How many times do you see a cute dog, wanted to give it some love, but were totally taken aback by the smell of its breath? It happens far too often. Dog owners everywhere know what it’s like to deal with smelly dog breath, especially due to the fact that dogs are prone to gross behavior.
It can be difficult to know what to do when your dog has bad breath without entering the danger zone. It’s certainly a problem that you, as their owner, will want and need to work through before it becomes a more serious issue. Learn the easiest ways to begin tackling this problem and get to work so your dog can return to enjoying all the love and affection their pure little hearts deserve.
What’s dog breath like?
If you’ve somehow escaped the horrible stench that is dog breath up until now, you might be wondering what all the fuss is about.
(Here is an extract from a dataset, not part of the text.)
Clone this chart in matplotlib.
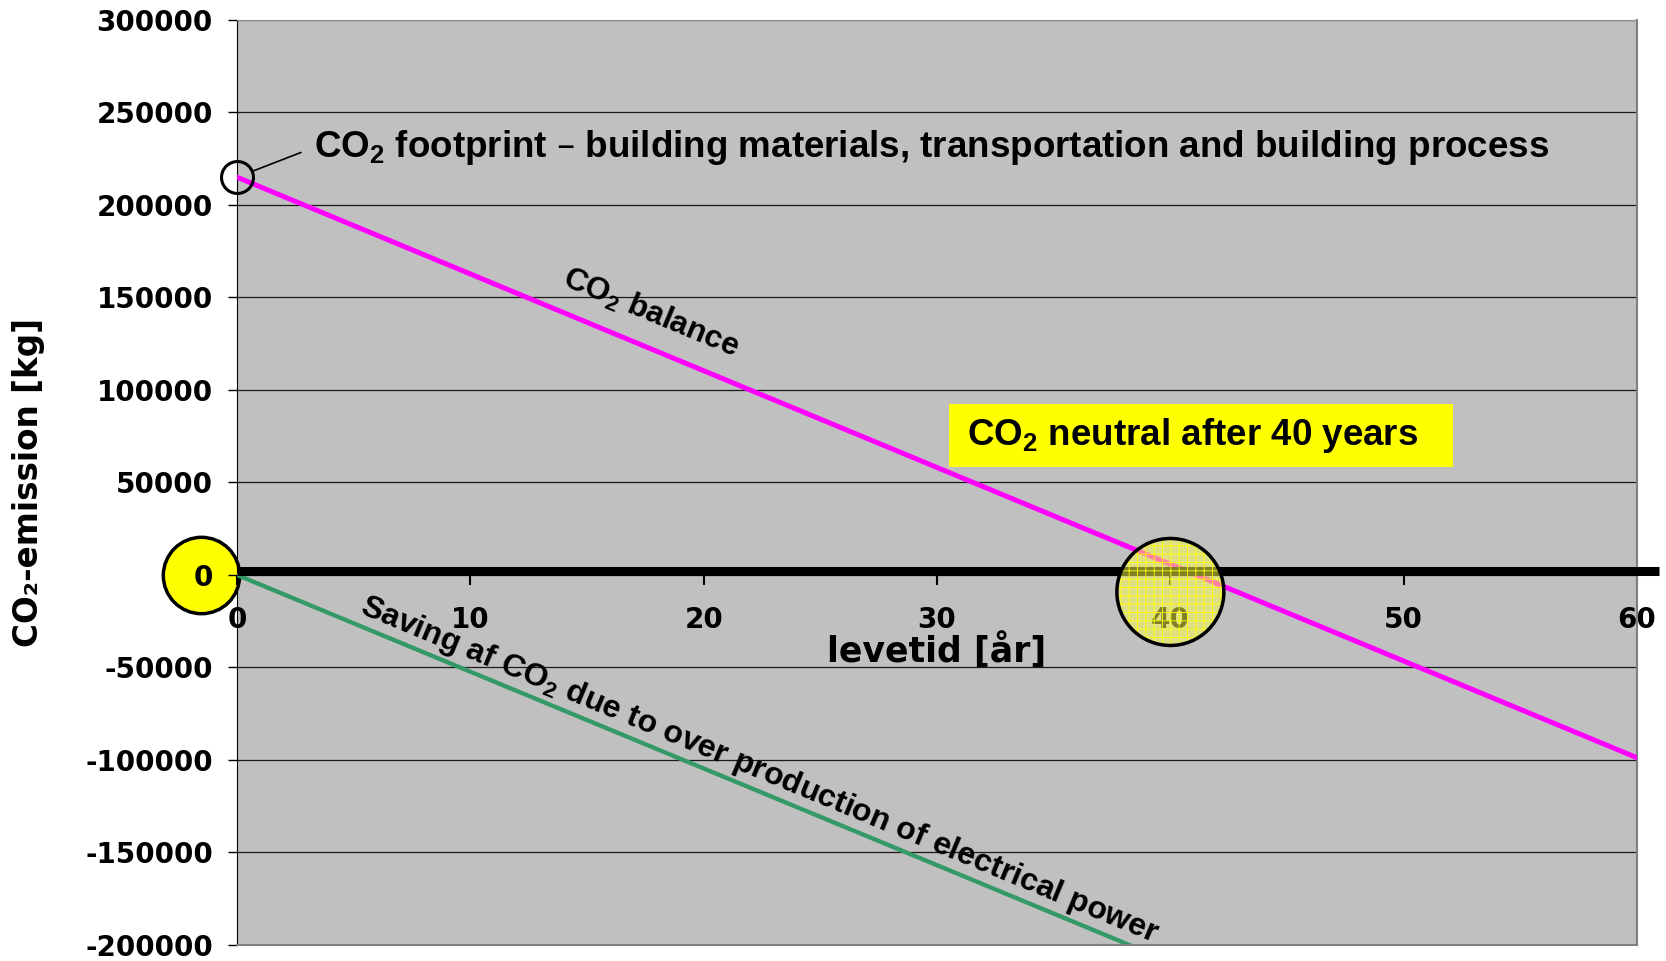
import numpy as np
import matplotlib
matplotlib.use("Agg")
import matplotlib.pyplot as plt
import matplotlib.transforms as mtransforms
from matplotlib.patches import Rectangle, Ellipse

# levetid i år og CO2 i kg
years = [0, 60]
balance = [215000, -98800]      # CO2 balance over the lifetime
saving = [0, -313800]           # saving from surplus electrical power
x_ticks = [0, 10, 20, 30, 40, 50, 60]
y_ticks = list(range(-200000, 300001, 50000))
neutral_year = 40

plt.rcParams['mathtext.default'] = 'regular'
plt.rcParams['axes.unicode_minus'] = False
plt.rcParams['hatch.linewidth'] = 0.6

ARIAL = 'Liberation Sans'

fig = plt.figure(figsize=(16.66, 9.61), dpi=100)
ax = fig.add_axes([0.1423, 0.0167, 0.8403, 0.9625])
ax.set_facecolor('#c0c0c0')
ax.set_xlim(0, 60)
ax.set_ylim(-200000, 300000)
ax.set_xticks(x_ticks)
ax.set_yticks(y_ticks)
ax.yaxis.grid(True, color='#1a1a1a', lw=0.9)

ax.spines['top'].set_color('#909090')
ax.spines['right'].set_color('#808080')
ax.spines['right'].set_linewidth(1.5)
ax.spines['left'].set_color('black')
ax.spines['bottom'].set_position(('data', 0))
ax.spines['bottom'].set_visible(False)
# bottom border of the plot area
ax.plot([0, 1], [0, 0], transform=ax.transAxes, color='#808080', lw=1.5,
        clip_on=False, zorder=4)

ax.tick_params(axis='x', direction='out', length=7, width=1.5, pad=15,
               labelsize=20)
ax.tick_params(axis='y', direction='out', length=6.5, width=1, pad=11,
               labelsize=20)
for lbl in ax.get_xticklabels() + ax.get_yticklabels():
    lbl.set_fontweight('bold')

ax.set_xlabel('levetid [år]', fontsize=25, fontweight='bold', va='top')
ax.xaxis.set_label_coords(0.5, 0.338)
ax.set_ylabel('CO₂-emission [kg]', fontsize=23.5, fontweight='bold')
ax.yaxis.set_label_coords(-0.137, 0.5)

ax.plot(years, balance, color='#ff00ff', lw=3.6, zorder=3)
ax.plot(years, saving, color='#339966', lw=3.1, zorder=3)

# heavy x axis line, running past the plot area
up = mtransforms.offset_copy(ax.get_yaxis_transform(), fig=fig, x=0, y=4,
                             units='dots')
ax.plot([0, 1.016], [0, 0], transform=up, color='black', lw=6.5,
        solid_capstyle='butt', clip_on=False, zorder=4)

# circle on the starting footprint
ax.plot(years[0], balance[0], 'o', ms=23, mfc='none', mec='black', mew=2.2,
        clip_on=False, zorder=5)

# yellow circle around the zero tick
ax.plot([-0.026], [0], transform=ax.get_yaxis_transform(), marker='o', ms=55,
        mfc='yellow', mec='black', mew=2.5, clip_on=False, zorder=1)

# neutral point: see-through yellow disc with a fine yellow grid
px = ax.transData.transform([(0, 0), (1, 1)])
w = 2 * 53.5 / (px[1, 0] - px[0, 0])
h = 2 * 53.5 / (px[1, 1] - px[0, 1])
down = mtransforms.offset_copy(ax.transData, fig=fig, x=0, y=-17, units='dots')
for kw in (dict(facecolor=(1, 1, 0.3, 0.5), edgecolor='none', zorder=6),
           dict(facecolor='none', edgecolor='yellow', lw=0, hatch='++', zorder=6.1),
           dict(facecolor='none', edgecolor='black', lw=2.5, zorder=6.2)):
    ax.add_patch(Ellipse((neutral_year, 0), w, h, transform=down, **kw))


def line_angle(xs, ys):
    p = ax.transData.transform(np.column_stack([xs, ys]))
    return np.degrees(np.arctan2(p[1, 1] - p[0, 1], p[1, 0] - p[0, 0]))


ax.annotate('CO$_2$ footprint – building materials, transportation and building process',
            xy=(years[0], balance[0]), xytext=(3.3, 226000), textcoords='data',
            fontsize=26.5, fontweight='bold', family=ARIAL, va='baseline', ha='left',
            arrowprops=dict(arrowstyle='-', color='black', lw=1.2,
                            relpos=(0, 0.5), shrinkA=8, shrinkB=12),
            zorder=7)

ax.text(17.74, 141600, 'CO$_2$ balance', rotation=line_angle(years, balance),
        rotation_mode='anchor', ha='center', va='center', fontsize=22.7,
        fontweight='bold', family=ARIAL, zorder=7)

ax.text(22.4, -105500, 'Saving af CO$_2$ due to over production of electrical power',
        rotation=line_angle(years, saving), rotation_mode='anchor', ha='center',
        va='center', fontsize=23, fontweight='bold', family=ARIAL, zorder=7)

ax.add_patch(Rectangle((30.5, 58400), 21.6, 34100, facecolor='yellow',
                       edgecolor='none', zorder=5))
ax.text(31.3, 75400, 'CO$_2$ neutral after 40 years', fontsize=26.5,
        fontweight='bold', family=ARIAL, ha='left', va='center', zorder=7)

fig.savefig('out.png', dpi=100)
Imagine this: You’re sitting on the couch, relaxing after a long day at work. Your dog approaches you and wants to cuddle. Because you are a loving dog owner, and you could use a good cuddle, you make the motions to invite them to sit with you. Any dog owner knows that dogs don’t understand personal space. When they sit with you, there’s not a lot of breathing room, if you will.
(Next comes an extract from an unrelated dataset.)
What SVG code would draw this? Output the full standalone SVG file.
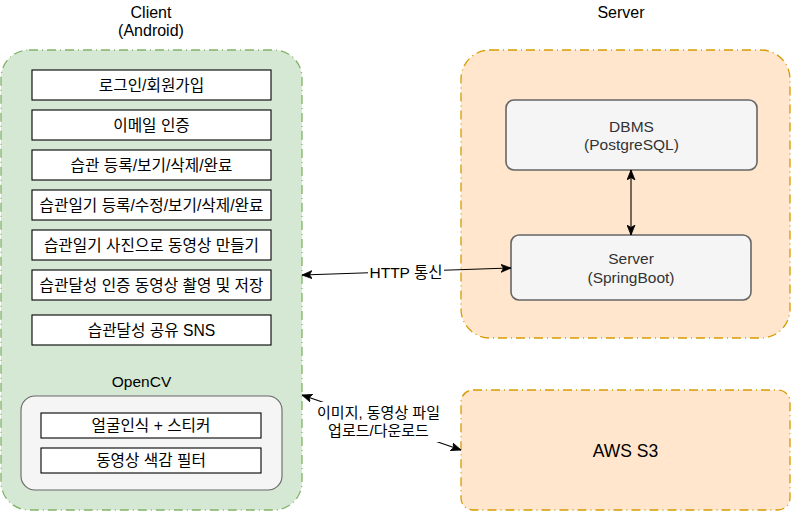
<svg xmlns="http://www.w3.org/2000/svg" width="792" height="512" viewBox="0 0 792 512">
<style>
text{font-family:"Liberation Sans","Noto Sans CJK KR",Arial,sans-serif;text-anchor:middle;fill:#000}
.grp-g{fill:#d5e8d4;stroke:#82b366;stroke-width:1.3;stroke-dasharray:9 4 1 4}
.grp-o{fill:#ffe6cc;stroke:#d79b00;stroke-width:1.3;stroke-dasharray:9 4 1 4}
.box{fill:#fff;stroke:#000;stroke-width:1.1}
.gray{fill:#f5f5f5;stroke:#666;stroke-width:1.6}
.t{font-size:15.7px}
.title{font-size:16px}
.gt{font-size:15.5px;fill:#333}
.edge{fill:none;stroke:#000;stroke-width:1.1}
</style>
<defs>
<marker id="ah" markerUnits="userSpaceOnUse" markerWidth="11" markerHeight="9" refX="10" refY="4.5" orient="auto-start-reverse" viewBox="0 0 11 9">
<path d="M0,0.5 L10,4.5 L0,8.5 L2.5,4.5 z" fill="#000" stroke="#000" stroke-width="0.8"/>
</marker>
</defs>

<g id="client">
<rect class="grp-g" x="1" y="50" width="301" height="460" rx="28"/>
<text class="title" x="151" y="17.5">Client</text>
<text class="title" x="151" y="35.5">(Android)</text>
</g>
<g id="login"><rect class="box" x="32" y="70" width="239" height="30"/><text class="t" x="151.5" y="90.5">로그인/회원가입</text></g>
<g id="email"><rect class="box" x="32" y="110" width="239" height="30"/><text class="t" x="151.5" y="130.5">이메일 인증</text></g>
<g id="habit"><rect class="box" x="32" y="150" width="239" height="30"/><text class="t" x="151.5" y="170.5">습관 등록/보기/삭제/완료</text></g>
<g id="diary"><rect class="box" x="32" y="190" width="239" height="30"/><text class="t" x="151.5" y="210.5">습관일기 등록/수정/보기/삭제/완료</text></g>
<g id="video"><rect class="box" x="32" y="230" width="239" height="30"/><text class="t" x="151.5" y="250.5">습관일기 사진으로 동영상 만들기</text></g>
<g id="record"><rect class="box" x="32" y="270" width="239" height="30"/><text class="t" x="151.5" y="290.5">습관달성 인증 동영상 촬영 및 저장</text></g>
<g id="sns"><rect class="box" x="32" y="315" width="239" height="30"/><text class="t" x="151.5" y="335.5">습관달성 공유 SNS</text></g>

<g id="opencv">
<text x="141.5" y="386.5" style="font-size:15.5px">OpenCV</text>
<rect class="gray" x="21" y="396" width="261" height="94" rx="14" style="stroke-width:1.1"/>
</g>
<g id="face"><rect class="box" x="41" y="413" width="220" height="25"/><text class="t" x="151" y="431">얼굴인식 + 스티커</text></g>
<g id="filter"><rect class="box" x="41" y="448" width="220" height="25"/><text class="t" x="151" y="466">동영상 색감 필터</text></g>

<g id="server-group">
<rect class="grp-o" x="461" y="50" width="329" height="288" rx="29"/>
<text class="title" x="621" y="17.5">Server</text>
</g>
<g id="dbms"><rect class="gray" x="506" y="100" width="251" height="70" rx="8"/><text class="gt" x="631.5" y="131.5">DBMS</text><text class="gt" x="631.5" y="150">(PostgreSQL)</text></g>
<g id="springboot"><rect class="gray" x="511" y="235" width="240" height="65" rx="8"/><text class="gt" x="631" y="264">Server</text><text class="gt" x="631" y="282.5">(SpringBoot)</text></g>

<g id="s3"><rect class="grp-o" x="461" y="390" width="329" height="120" rx="12"/><text x="625.5" y="457" style="font-size:17.5px">AWS S3</text></g>

<g id="connectors">
<line class="edge" x1="302" y1="275" x2="511" y2="268" marker-start="url(#ah)" marker-end="url(#ah)"/>
<line class="edge" x1="631" y1="170" x2="631" y2="235" marker-start="url(#ah)" marker-end="url(#ah)"/>
<rect x="368" y="262" width="76" height="19" fill="#fff"/>
<text x="406" y="277.5" style="font-size:15.5px">HTTP 통신</text>
<line class="edge" x1="302" y1="395" x2="461" y2="450" marker-start="url(#ah)" marker-end="url(#ah)"/>
<rect x="314" y="402" width="130" height="40" fill="#fff"/>
<text x="378.5" y="418" style="font-size:15px">이미지, 동영상 파일</text>
<text x="378.5" y="436" style="font-size:15px">업로드/다운로드</text>
</g>
</svg>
While you may have invited them up thinking it would be a pleasant time, suddenly they become overheated due to the lack of space and begin to pant. A stench fills the air that resembles day-old garbage… mixed with post hot yoga armpits… mixed with the stench of a dead body. There’s no denying it — dog breath is pretty rough.
Bad Breath Varies by Breed
There’s no direct reason for certain breeds to have worse breath than others. However, smaller dogs and toy breeds tend to be more susceptible to gum disease which is one of many causes of bad breath.
Dog breeds that tend to have more hair around their mouths tend to hold bacteria in this area as well, causing an unpleasant smell to linger. When it comes down to it, certain breeds should not be ruled out because of their potential for bad breath. That’s why it’s important to treat your dog’s diet with proper care based on their own specific needs. That way, any breed can have fresh breath.
Managing Your Dog’s Hygiene
Depending on your dog’s personality and gum sensitivity, brushing their teeth can be anywhere from a breeze to an outright wrestling match. However, one of the best ways to prevent and manage bad breath in your dog is to brush their teeth, tongue and cheeks daily. It is absolutely worth the trouble to get rid of the smell and ensure your pet’s health and comfort.
Daily tooth brushing, combined with regular professional dental treatments, will be a major boon in keeping bad breath at bay. If you begin to brush regularly and do not see any signs of fresh breath on the horizon, you will need to consult your vet to discover the underlying cause.
Give a dog a bone
Though dog bones don’t directly impact the smell of your dog’s breath, they do help your dog clean their teeth. Experts recommend that the bone be big enough to keep your dog busy for at least 15-20 minutes. This will give the gums a chance to be massaged.
What’s up doc?
Carrots are a super natural way to clean your dog’s teeth. The crunch of a carrot is the perfect texture, not to mention it’s a refreshing vegetable by itself. If your dog is not interested in gnawing on a plain carrot, try slicing it up into small pieces and including it in their food.
It’s mint to be!
Another great way to mix up your dog’s diet is to add some herbs to their food. It will add flavor and the best herbs to include are parsley, sage and mint. Help the herbs stick to your dog’s dry food by tossing in some olive oil. This will ensure that when your dog cleans the plate, they are also cleaning their mouth.
It’s important to take your dog to the vet if you have tried the methods. While most cases of bad breath are minor and come with an easy solution, your vet is the best resource to get the answers you need.
Dog breath can be bad, but waiting to fix it is worse. When your dog begins experiencing bad breath, be sure to address the situation and work with your vet to find a solution as soon as possible. You and your dog will be glad you did it!